Il fallait quelqu’un de confiance pour la diriger, et Mamadi Doumbouya rentrait de l’École de guerre française à ce moment-là. Le problème, c’est que cette unité a très vite échappé au contrôle de l’armée et du ministère de la Défense. Doumbouya s’est dès lors comporté de manière autonome, et ses hommes ont reçu un traitement privilégié en matière d’équipement, de formation et d’entraînement. Ce qui n’a pas tardé à agacer au sein des hautes sphères de l’écosystème sécuritaire guinéen. La structure centralisée et unifiée qui avait été bâtie devait composer avec une unité indépendante dont le chef ne voulait surtout pas qu’elle rentre dans le rang et se retrouve subordonnée à l’armée nationale. La suite est connue.

Alors que l’armée française a dû se retirer du Sahel sous la pression des juntes malienne, burkinabè et nigérienne, comment analysez-vous le maintien de la coopération militaire franco-guinéenne ?

Les leviers sur lesquels se sont appuyés les coups d’État en zone sahélienne ne sont pas les mêmes qu’en Guinée. Au Sahel, on a assisté à une forme de contestation liée à la faillite des États, dans l’incapacité de remplir les missions régaliennes de base – santé, social, éducation, sécurité –, ainsi qu’à l’échec de la réponse sécuritaire portée contre le terrorisme, la France étant en première ligne dans ce combat. En Guinée, la situation est totalement différente. La prise de pouvoir relevait plus de l’opportunité, répondant à la crainte d’avoir à rendre des comptes.
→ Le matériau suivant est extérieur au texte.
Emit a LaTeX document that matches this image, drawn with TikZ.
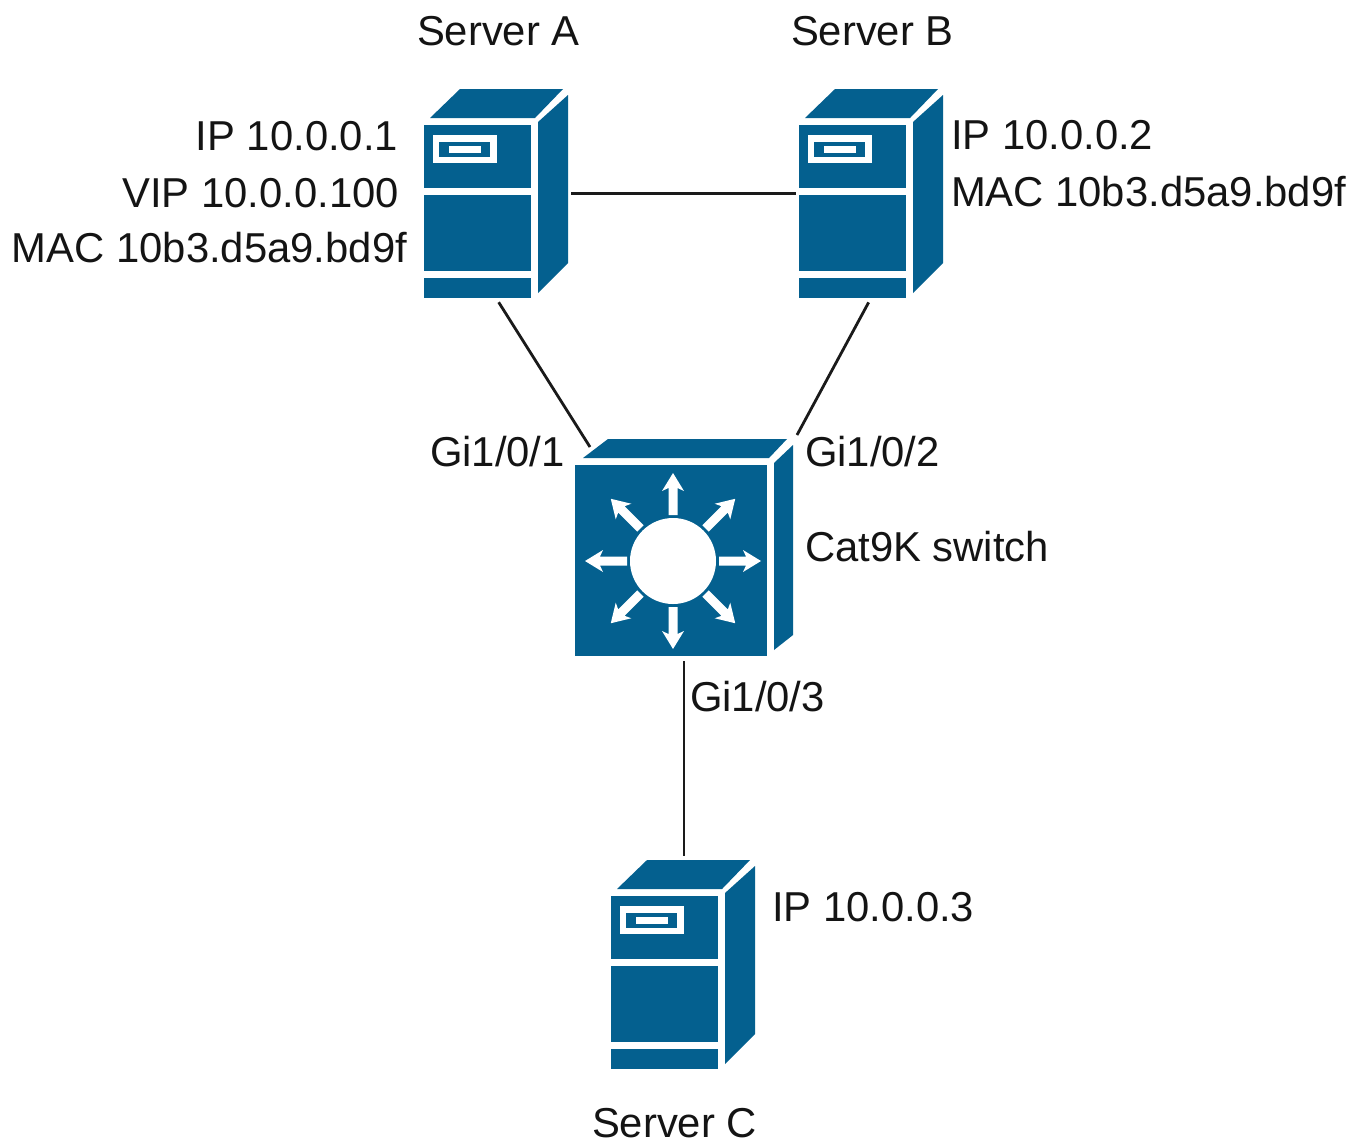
\documentclass[tikz,border=0pt]{standalone}
\usepackage{fontspec}
\setmainfont{Liberation Sans}
\definecolor{ciscoblue}{HTML}{04608F}
\definecolor{linkcol}{HTML}{1A1A1A}
\tikzset{
  lbl/.style={inner sep=0pt,outer sep=0pt,font=\fontsize{41.8}{41.8}\selectfont,text=black!92},
  lblw/.style={lbl,anchor=base west},
  link/.style={draw=linkcol,line width=2.8pt},
  devbox/.style={inner sep=0pt,outer sep=0pt},
  blue/.style={fill=ciscoblue,draw=none},
  whitefill/.style={fill=white,draw=none},
  serverpic/.pic={
    \fill[blue] (6,29) -- (36,0) -- (139,0) -- (111,29) -- cycle;
    \fill[blue] (0,36) rectangle (107,99);
    \fill[blue] (0,106) rectangle (107,182);
    \fill[blue] (0,189) rectangle (107,209);
    \fill[blue] (114,33) -- (144,6) -- (144,174) -- (114,204) -- cycle;
    \fill[whitefill] (9,46) rectangle (73,74);
    \fill[blue] (15,53) rectangle (66,68);
    \fill[whitefill] (25,57) rectangle (57,64);
  }
}
\begin{document}
\begin{tikzpicture}[x=1pt,y=-1pt]
\useasboundingbox (0,0) rectangle (1364,1144);
\fill[white] (0,0) rectangle (1364,1144);

% bounding nodes of the devices
\node[devbox,minimum width=144pt,minimum height=209pt] (serverA) at (496,193.5) {};
\node[devbox,minimum width=144pt,minimum height=209pt] (serverB) at (871,193.5) {};
\node[devbox,minimum width=144pt,minimum height=209pt] (serverC) at (684,964.5) {};
\node[devbox,minimum width=218pt,minimum height=217pt] (switch) at (684,547.5) {};
\coordinate (swA) at (590,447);
\coordinate (swB) at (797,435);

% connectors
\draw[link,shorten <=3pt,shorten >=3pt] (serverA.east) -- (serverB.west);
\draw[link,shorten <=5pt] (serverA.south) -- (swA);
\draw[link,shorten <=5pt] (serverB.south) -- (swB);
\draw[link,shorten <=5pt,shorten >=4pt] (switch.south) -- (serverC.north);

% servers
\pic at (424,89) {serverpic};
\pic at (799,89) {serverpic};
\pic at (611,860) {serverpic};

% switch
\fill[blue] (583,458) -- (608,439) -- (787,439) -- (769,458) -- cycle;
\fill[blue] (575,465) rectangle (767,656);
\fill[blue] (774,463) -- (793,445) -- (793,635) -- (774,650) -- cycle;
\fill[whitefill] (673,561) circle (43);
\foreach \a in {0,45,...,315}{
  \fill[whitefill,shift={(673,561)},rotate=\a]
    (46,-4.5) -- (73,-4.5) -- (70,-11) -- (88,0) -- (70,11) -- (73,4.5) -- (46,4.5) -- cycle;
}

% labels
\node[lblw] (tA) at (417,45) {Server A};
\node[lblw] (tB) at (791,45) {Server B};
\node[lblw] (tC) at (592,1137) {Server C};
\node[lbl,anchor=base east] (ipA) at (398,150) {IP 10.0.0.1};
\node[lbl,anchor=base east] (vipA) at (399,207) {VIP 10.0.0.100};
\node[lbl,anchor=base east] (macA) at (407,262) {MAC 10b3.d5a9.bd9f};
\node[lblw] (ipB) at (951,149) {IP 10.0.0.2};
\node[lblw] (macB) at (951,206) {MAC 10b3.d5a9.bd9f};
\node[lblw] (g1) at (430,466) {Gi1/0/1};
\node[lblw] (g2) at (805,466) {Gi1/0/2};
\node[lblw] (sw) at (805,561) {Cat9K switch};
\node[lblw] (g3) at (690,711) {Gi1/0/3};
\node[lblw] (ipC) at (772,921) {IP 10.0.0.3};
\end{tikzpicture}
\end{document}
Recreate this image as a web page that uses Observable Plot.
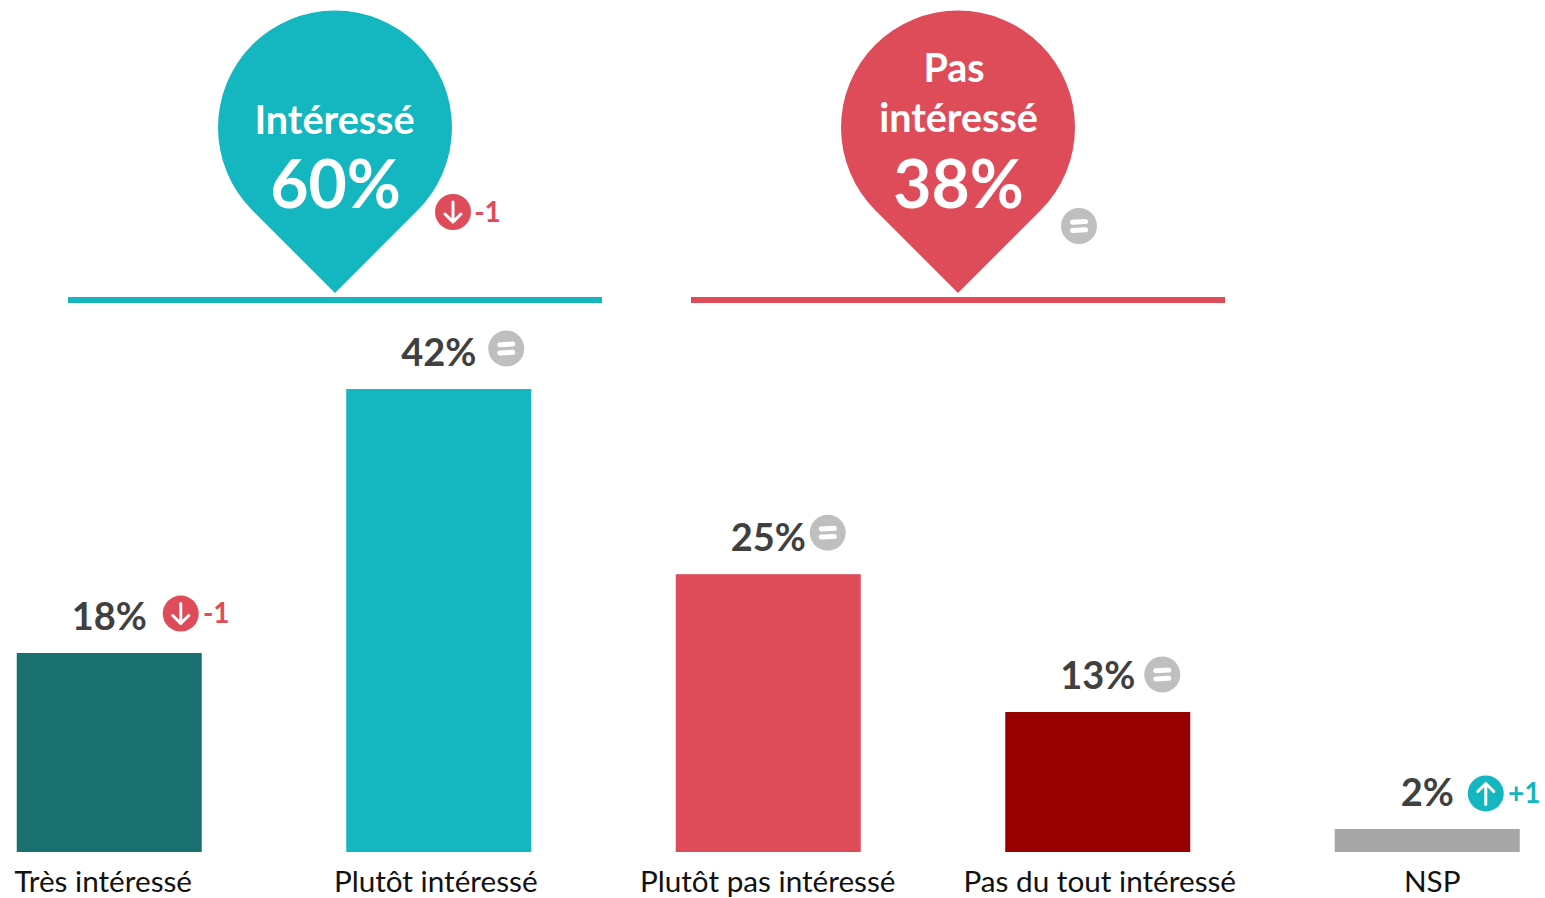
<!DOCTYPE html>
<html lang="fr">
<head>
<meta charset="utf-8">
<title>Intérêt</title>
<script src="https://cdn.jsdelivr.net/npm/d3@7"></script>
<script src="https://cdn.jsdelivr.net/npm/@observablehq/plot@0.6"></script>
<style>
html,body{margin:0;padding:0;background:#fff;overflow:hidden}
svg{display:block}
</style>
</head>
<body>
<div id="top"></div>
<div id="bottom"></div>
<script>
// ---- Data
const categories = ["Très intéressé", "Plutôt intéressé", "Plutôt pas intéressé", "Pas du tout intéressé", "NSP"];
const barHeights = [18.05, 42, 25.2, 12.7, 2.09];
const valueLabels = ["18%", "42%", "25%", "13%", "2%"];
const barTrends = ["down", "same", "same", "same", "up"];
const barDeltas = ["-1", "", "", "", "+1"];
const barColors = ["#18706F", "#14B6BF", "#DE4C5A", "#960000", "#A6A6A6"];

const groups = ["Intéressé", "Pas intéressé"];
const groupValues = ["60%", "38%"];
const groupTrends = ["down", "same"];
const groupDeltas = ["-1", ""];
const groupColors = ["#14B6BF", "#DE4C5A"];

// ---- Layout offsets (px)
const labelDx = [-6.5, -3.5, -1, 1.5, 4.5];
const badgeDx = [71, 67, 59, 64, 58];
const badgeDy = [-40, -41, -42, -38, -36];
const deltaDx = [106.5, 0, 0, 0, 96.5];
const groupBadgeDx = [117.5, 120.5];
const groupBadgeDy = [-88, -74];
const font = "Lato, Carlito, sans-serif";
const trendColor = {down: "#DE4C5A", same: "#BFBFBF", up: "#14B6BF"};

// ---- Custom symbols
const pin = {draw(c, size) {
  const R = Math.sqrt(size / Math.PI), s = Math.SQRT2, cy = -R * s;
  c.moveTo(0, 0);
  c.lineTo(-R / s, cy + R / s);
  c.arc(0, cy, R, 3 * Math.PI / 4, 9 * Math.PI / 4, false);
  c.closePath();
}};
const arrowDown = {draw(c) {
  c.moveTo(0, -10); c.lineTo(0, 10);
  c.moveTo(-8, 2); c.lineTo(0, 10); c.lineTo(8, 2);
}};
const arrowUp = {draw(c) {
  c.moveTo(0, 11); c.lineTo(0, -10);
  c.moveTo(-8, -2); c.lineTo(0, -10); c.lineTo(8, -2);
}};
const equalSign = {draw(c) {
  c.moveTo(-6.5, -3.8); c.lineTo(6.5, -4.4);
  c.moveTo(-6.5, 4.4); c.lineTo(6.5, 3.8);
}};
const glyph = {down: arrowDown, up: arrowUp, same: equalSign};

function badge(data, opts, trend, dx, dy) {
  return [
    Plot.dot(data, {...opts, r: 18, fill: trendColor[trend], stroke: "none", dx, dy}),
    Plot.dot(data, {...opts, r: 10, symbol: glyph[trend], fill: "none", stroke: "#fff",
      strokeWidth: trend === "same" ? 5 : 3, strokeLinecap: "round", strokeLinejoin: "round", dx, dy})
  ];
}

// ---- Top panel: the two summary pins
const topMarks = [
  Plot.tickY(groups, {x: d => d, y: () => 0, stroke: d => d, strokeWidth: 6}),
  Plot.dot(groups, {x: d => d, y: () => 0, r: 117, symbol: pin, fill: d => d, stroke: "none", dx: -0.5, dy: -7}),
  Plot.text(["Intéressé"], {x: d => d, y: () => 0, text: d => d, dx: -1, dy: -166.5, lineAnchor: "bottom",
    fontSize: 39.5, fontWeight: 700, fill: "#fff"}),
  Plot.text(["Pas intéressé"], {x: d => d, y: () => 0, text: () => "Pas", dx: -4.5, dy: -218.5, lineAnchor: "bottom",
    fontSize: 39.5, fontWeight: 700, fill: "#fff"}),
  Plot.text(["Pas intéressé"], {x: d => d, y: () => 0, text: () => "intéressé", dy: -168.5, lineAnchor: "bottom",
    fontSize: 39.5, fontWeight: 700, fill: "#fff"}),
  ...groups.flatMap((g, i) => [
    Plot.text([g], {x: d => d, y: () => 0, text: () => groupValues[i], dy: -92.5, lineAnchor: "bottom",
      fontSize: 66, fontWeight: 700, fill: "#fff"}),
    ...badge([g], {x: d => d, y: () => 0}, groupTrends[i], groupBadgeDx[i], groupBadgeDy[i]),
    Plot.text([g], {x: d => d, y: () => 0, text: () => groupDeltas[i], dx: groupBadgeDx[i] + 34.5, dy: groupBadgeDy[i] + 1,
      fontSize: 28, fontWeight: 700, fill: trendColor[groupTrends[i]]})
  ])
];

const topPlot = Plot.plot({
  width: 1545, height: 305,
  marginLeft: 68, marginRight: 320, marginTop: 0, marginBottom: 5.5,
  style: {background: "transparent", fontFamily: font, overflow: "visible"},
  x: {type: "band", domain: groups, paddingInner: 89 / 623, paddingOuter: 0, round: false, axis: null},
  y: {domain: [0, 1], axis: null},
  color: {domain: groups, range: groupColors},
  marks: topMarks
});

// ---- Bottom panel: the bars
const rows = categories.map((c, i) => ({c, h: barHeights[i]}));
const bottomMarks = [
  Plot.barY(rows, {x: "c", y: "h", fill: "c"}),
  ...categories.map((c, i) => Plot.axisX({ticks: [c], tickSize: 0, tickPadding: 18, label: null, dx: labelDx[i],
    fontSize: 29.7, fill: "#111", lineAnchor: "top"})),
  Plot.text(rows, {x: "c", y: "h", text: (d, i) => valueLabels[i], dy: -23.5, dx: -0.5, lineAnchor: "bottom",
    fontSize: 38, fontWeight: 700, fill: "#404040"}),
  ...rows.flatMap((r, i) => [
    ...badge([r], {x: "c", y: "h"}, barTrends[i], badgeDx[i], badgeDy[i]),
    barDeltas[i] ? Plot.text([r], {x: "c", y: "h", text: () => barDeltas[i], dx: deltaDx[i], dy: badgeDy[i] + 1,
      fontSize: 28, fontWeight: 700, fill: trendColor[barTrends[i]]}) : null
  ])
];

const bottomPlot = Plot.plot({
  width: 1545, height: 593,
  marginLeft: 16.75, marginRight: 25.25, marginTop: 84, marginBottom: 46,
  style: {background: "transparent", fontFamily: font, overflow: "visible"},
  x: {type: "band", domain: categories, paddingInner: 144.5 / 329.5, paddingOuter: 0, round: false, axis: null},
  y: {domain: [0, 42], axis: null},
  color: {domain: categories, range: barColors},
  marks: bottomMarks
});

document.getElementById("top").append(topPlot);
document.getElementById("bottom").append(bottomPlot);
</script>
</body>
</html>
Contrairement à ce qu’on a pu observer dans le cas du Niger au cours de l’été 2023, la communauté internationale a à peine dénoncé le coup d’État mené par Doumbouya. La France elle-même a été très discrète, appliquant le principe de réalité puisque le nouveau venu semblait être solidement installé au pouvoir. Dans ces conditions, pourquoi prendre le risque de couper les relations avec le pays ? Ça n’était dans l’intérêt de personne.